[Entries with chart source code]
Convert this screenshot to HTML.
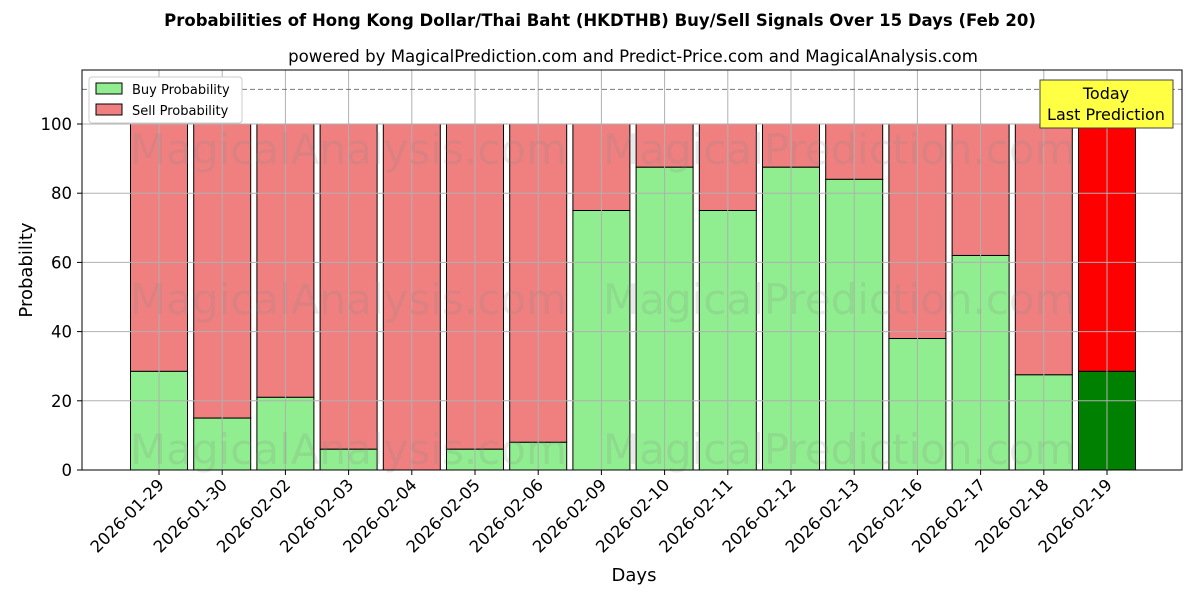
<!DOCTYPE html>
<html><head><meta charset="utf-8"><style>
body{margin:0;background:#fff;font-family:"DejaVu Sans","Liberation Sans",sans-serif}
svg text{font-family:"DejaVu Sans","Liberation Sans",sans-serif}
</style></head><body>
<svg id="c" width="1200" height="600" xmlns="http://www.w3.org/2000/svg">
<text x="600" y="26" text-anchor="middle" font-size="16.5" font-weight="bold">Probabilities of Hong Kong Dollar/Thai Baht (HKDTHB) Buy/Sell Signals Over 15 Days (Feb 20)</text>
<text x="633" y="62" text-anchor="middle" font-size="16.6">powered by MagicalPrediction.com and Predict-Price.com and MagicalAnalysis.com</text>
<g id="bars"></g><g id="grid"></g><g id="ticks"></g>
<g opacity="0.18" font-size="42" fill="#888">
<text x="130" y="164">MagicalAnalysis.com</text><text x="603" y="164">MagicalPrediction.com</text>
<text x="130" y="314">MagicalAnalysis.com</text><text x="603" y="314">MagicalPrediction.com</text>
<text x="130" y="464">MagicalAnalysis.com</text><text x="603" y="464">MagicalPrediction.com</text>
</g>
<line x1="82" x2="1182" y1="89.4" y2="89.4" stroke="#777" stroke-dasharray="5,3"/>
<rect x="82" y="70" width="1100" height="400" fill="none" stroke="#000"/>
<text x="634" y="581" text-anchor="middle" font-size="18">Days</text>
<text transform="translate(32,270) rotate(-90)" text-anchor="middle" font-size="18">Probability</text>
<g>
<rect x="89" y="77" width="153" height="46" fill="#fff" stroke="#ccc" rx="3"/>
<rect x="96" y="83" width="26" height="11" fill="#90ee90" stroke="#000"/>
<text x="132" y="94" font-size="13">Buy Probability</text>
<rect x="96" y="104" width="26" height="11" fill="#f08080" stroke="#000"/>
<text x="132" y="115" font-size="13">Sell Probability</text>
</g>
<g>
<rect x="1040" y="80" width="133" height="48" fill="#ffff44" stroke="#444"/>
<text x="1106" y="99" text-anchor="middle" font-size="16">Today</text>
<text x="1106" y="120" text-anchor="middle" font-size="16">Last Prediction</text>
</g>
</svg>
<script>
const categories=["2026-01-29","2026-01-30","2026-02-02","2026-02-03","2026-02-04","2026-02-05","2026-02-06","2026-02-09","2026-02-10","2026-02-11","2026-02-12","2026-02-13","2026-02-16","2026-02-17","2026-02-18","2026-02-19"];
const buyValues=[28.5,15,21,6,0,6,8,75,87.5,75,87.5,84,38,62,27.5,28.5];
const yTicks=[0,20,40,60,80,100];
const NS="http://www.w3.org/2000/svg";
const y=v=>470-v*3.46, x=i=>159+i*63.2;
function mk(t,a,p){const e=document.createElementNS(NS,t);for(const k in a)e.setAttribute(k,a[k]);document.getElementById(p).appendChild(e);return e;}
yTicks.forEach(v=>{
 const g=mk('line',{x1:82,x2:1182,y1:y(v),y2:y(v),stroke:'#b0b0b0','stroke-width':1},'grid');
 
 
 mk('line',{x1:77,x2:82,y1:y(v),y2:y(v),stroke:'#000'},'ticks');
 const t=mk('text',{x:72,y:y(v)+6,'text-anchor':'end','font-size':16.5},'ticks');t.textContent=v;
 
 
});
categories.forEach((c,i)=>{
 const g=mk('line',{x1:x(i),x2:x(i),y1:70,y2:470,stroke:'#b0b0b0'},'grid');
 
 
 const last=i===categories.length-1, b=buyValues[i];
 const s=mk('rect',{x:x(i)-28.5,y:y(100),width:57,height:y(b)-y(100),fill:last?'#ff0000':'#f08080',stroke:'#000'},'bars');
 
 
 const r=mk('rect',{x:x(i)-28.5,y:y(b),width:57,height:y(0)-y(b),fill:last?'#008000':'#90ee90',stroke:'#000'},'bars');
 
 
 mk('line',{x1:x(i),x2:x(i),y1:470,y2:475,stroke:'#000'},'ticks');
 const t=mk('text',{transform:`translate(${x(i)+6},${486}) rotate(-45)`,'text-anchor':'end','font-size':16.5},'ticks');t.textContent=c;
 
 
});
</script>
</body></html>
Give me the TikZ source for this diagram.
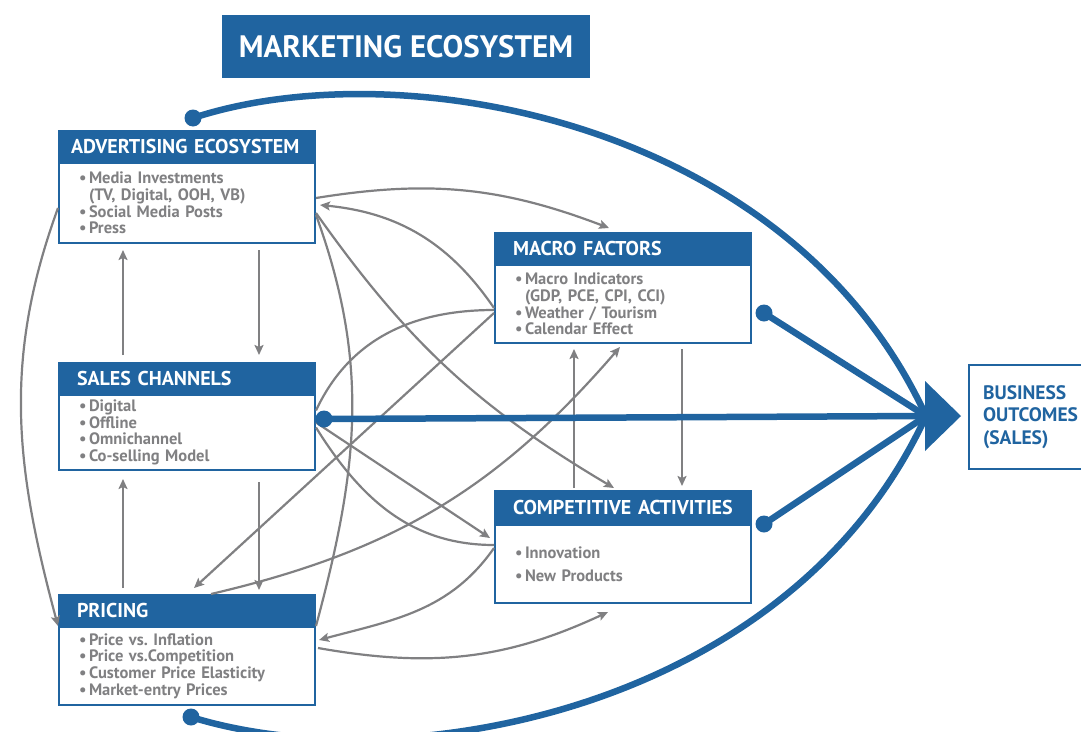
\documentclass[tikz,border=0pt]{standalone}
\usepackage{fontspec}
\setmainfont{PT Sans}
\usetikzlibrary{positioning,arrows.meta}
\definecolor{mblue}{RGB}{32,100,160}
\definecolor{mgray}{RGB}{128,128,130}
\newcommand\itm{\makebox[10pt][l]{\textbullet}}
\newcommand\cnt{\hspace*{10pt}}
\tikzset{
  hdr/.style={fill=mblue, draw=mblue, line width=2pt, text=white, anchor=north west,
    font=\fontsize{20}{22}\selectfont\bfseries, minimum height=30pt,
    inner xsep=18pt, inner ysep=0pt, text width=220pt, align=left},
  body/.style={draw=mblue, line width=2pt, fill=white, text=mgray,
    font=\fontsize{16.5}{16.7}\selectfont\bfseries, inner xsep=20pt, text width=216pt, align=left},
  link/.style={draw=mgray, line width=2.2pt},
  bline/.style={draw=mblue, line width=6.5pt},
  bdot/.style={circle, fill=mblue, inner sep=0pt, minimum size=17pt},
}
\begin{document}
\begin{tikzpicture}[x=1pt, y=-1pt, >={Stealth[length=10pt,width=9pt,inset=2pt]}]
\useasboundingbox (0,0) rectangle (1081,731);

\node[fill=mblue, text=white, font=\fontsize{31}{33}\selectfont\bfseries,
  minimum width=368pt, minimum height=63pt] (ttl) at (406,46.5) {MARKETING ECOSYSTEM};

\node[hdr, inner xsep=12pt, text width=232pt] (adv) at (58,130) {ADVERTISING ECOSYSTEM};
\node[body, below=0pt of adv, minimum height=80pt] (advb) {\itm Media Investments\\ \cnt (TV, Digital, OOH, VB)\\ \itm Social Media Posts\\ \itm Press};
\node[hdr] (sal) at (58,362) {SALES CHANNELS};
\node[body, below=0pt of sal, minimum height=75pt] (salb) {\itm Digital\\ \itm Offline\\ \itm Omnichannel\\ \itm Co-selling Model};
\node[hdr] (prc) at (58,594) {PRICING};
\node[body, below=0pt of prc, minimum height=78pt] (prcb) {\itm Price vs.\ Inflation\\ \itm Price vs.Competition\\ \itm Customer Price Elasticity\\ \itm Market-entry Prices};
\node[hdr] (mac) at (494,232) {MACRO FACTORS};
\node[body, below=0pt of mac, minimum height=78pt] (macb) {\itm Macro Indicators\\ \cnt (GDP, PCE, CPI, CCI)\\ \itm Weather / Tourism\\ \itm Calendar Effect};
\node[hdr, minimum height=32pt] (cmp) at (494,490) {COMPETITIVE ACTIVITIES};
\node[body, below=0pt of cmp, minimum height=78pt] (cmpb) {\itm Innovation\\[6pt] \itm New Products};

\node[draw=mblue, line width=2pt, text=mblue, anchor=north west, minimum width=130pt,
  minimum height=104pt, inner xsep=14pt, text width=110pt, align=left,
  font=\fontsize{19.5}{22.5}\selectfont\bfseries] (bus) at (968,364) {BUSINESS\\OUTCOMES\\(SALES)};

% gray influences
\draw[link,->] ([yshift=5pt]advb.east) to[bend left=15] ([xshift=-14pt,yshift=4pt]mac.north);
\draw[link,->] ([yshift=-4pt]macb.west) to[bend right=25] ([xshift=4pt,yshift=-2pt]advb.east);
\draw[link,->] ([yshift=-10pt]advb.east) to[bend right=12] ([xshift=-9pt,yshift=2pt]cmp.north);
\draw[link] ([yshift=-12pt]advb.east) to[out=-70,in=75] (prc.south east);
\draw[link,->] ([yshift=-5pt]advb.west) to[out=250,in=105] (prc.south west);
\draw[link,->] ([xshift=72pt,yshift=-6pt]advb.south) -- ([xshift=72pt,yshift=7pt]sal.north);
\draw[link,->] ([xshift=-64pt,yshift=7pt]sal.north) -- ([xshift=-64pt,yshift=-6pt]advb.south);
\draw[link,->] ([xshift=72pt,yshift=-11pt]salb.south) -- ([xshift=72pt,yshift=4pt]prc.north);
\draw[link,->] ([xshift=-64pt,yshift=6pt]prc.north) -- ([xshift=-64pt,yshift=-8pt]salb.south);
\draw[link] ([yshift=-6pt]macb.west) to[out=180,in=65] ([yshift=22pt]salb.east);
\draw[link,->] ([yshift=-9pt]macb.west) -- ([xshift=7pt,yshift=6pt]prc.north);
\draw[link,->] ([xshift=24pt]prc.north) to[bend right=18] ([xshift=-3pt,yshift=-3pt]macb.south);
\draw[link,->] ([xshift=-49pt,yshift=2pt]cmp.north) -- ([xshift=-49pt,yshift=-5pt]macb.south);
\draw[link,->] ([xshift=59pt,yshift=-5pt]macb.south) -- ([xshift=59pt,yshift=4pt]cmp.north);
\draw[link,->] ([yshift=10pt]salb.east) -- ([xshift=-4pt,yshift=26pt]cmpb.west);
\draw[link] ([yshift=5pt]salb.east) to[out=-58,in=180] ([yshift=19pt]cmpb.west);
\draw[link,->] ([yshift=16pt]cmpb.west) to[out=235,in=15] ([xshift=3pt,yshift=26pt]prcb.east);
\draw[link,->] ([xshift=2pt,yshift=18pt]prcb.east) to[out=-10,in=205] ([xshift=-15pt,yshift=-8pt]cmpb.south);

% drivers of sales
\coordinate (hub) at (926,416);
\node[bdot] (advdot) at ([xshift=6pt,yshift=12pt]adv.north) {};
\node[bdot] (prcdot) at ([xshift=4pt,yshift=-11pt]prcb.south) {};
\node[bdot] (saldot) at ([xshift=8pt,yshift=13.5pt]salb.east) {};
\node[bdot] (macdot) at ([xshift=12pt,yshift=-9pt]macb.east) {};
\node[bdot] (cmpdot) at ([xshift=12pt]cmpb.north east) {};
\draw[bline] (advdot.center) .. controls (400,50) and (790,120) .. (hub);
\draw[bline] (prcdot.center) .. controls (400,782) and (790,712) .. (hub);
\draw[bline] (saldot.center) -- (hub);
\draw[bline] (macdot.center) -- (hub);
\draw[bline] (cmpdot.center) -- (hub);
\fill[mblue] ([xshift=35pt]hub) -- ([xshift=-1pt,yshift=35pt]hub) -- ([xshift=-1pt,yshift=-35pt]hub) -- cycle;
\end{tikzpicture}
\end{document}
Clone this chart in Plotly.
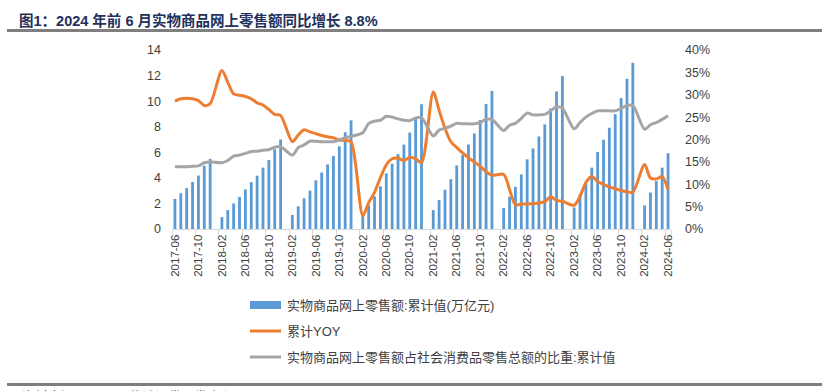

* [TASK]:
Pick out each line above that includes "this" and show it.

* [OUTPUT BELOW]:
Convert this screenshot to HTML.
Give me the TikZ source for this diagram.
Clone this chart in Plotly.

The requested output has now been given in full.